Last comet of the year?

You may not have been enough of a bear to be out past midwinter midnight watching for sparse Ursid meteors, but here is a possible sight for the kindlier evening sky.

Mars is getting steadily lower in that sky, but is still 43 degrees from the Sun and setting a bit more than 3 hours after it. But if you can spot the orange planet, then you can imagine – or, if you have a telescope or, just possibly, binoculars, see – that very close to the south of it is Comet Finlay.

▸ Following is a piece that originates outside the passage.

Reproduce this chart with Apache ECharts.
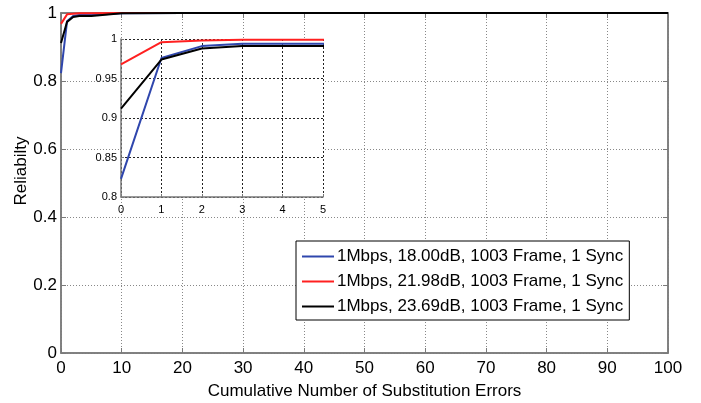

There is more about this comet on page 61 of Astronomical Calendar 2014. Though still getting nearer to the Sun, it is already dropping into the distance from us, because we overtook it earlier in the year as it was on its way inward; this is why it is in the evening sky. It will reach its perihelion (nearest to the Sun), just inside Earth’s orbit, at the end of December 26. So around now is the time when it was expected to be as bright as it could be at this visit, and this might have been only magnitude 13 (about 700 times dimmer than the naked-eye limit). But it was spotted on Dec. 16 flaring from magnitude 11 to 9 – a cometary outburst, though still to below naked-eye level. It dimmed again afterwards; will it throw off some more shining dust as it passes closest to the Sun? You can’t tell what comets will do, even relatively old ones like this one, which was discovered from South Africa in 1886.

CometFinlay201412
Chart of Comet Finlay’s path in late December 2014.

 

2 thoughts on “Last comet of the year?”

  1. I’m excited about C/2014 Q2 Lovejoy, currently reported at magnitude 5.3 in Columba, heading north, and moving from the midnight into the evening sky. I haven’t seen the comet yet because of its low declination and my urban light pollution, but I’m hopeful.

  2. Still a drizzly grizzly here., but a Merry Christmas to you all anyway . Good cheer!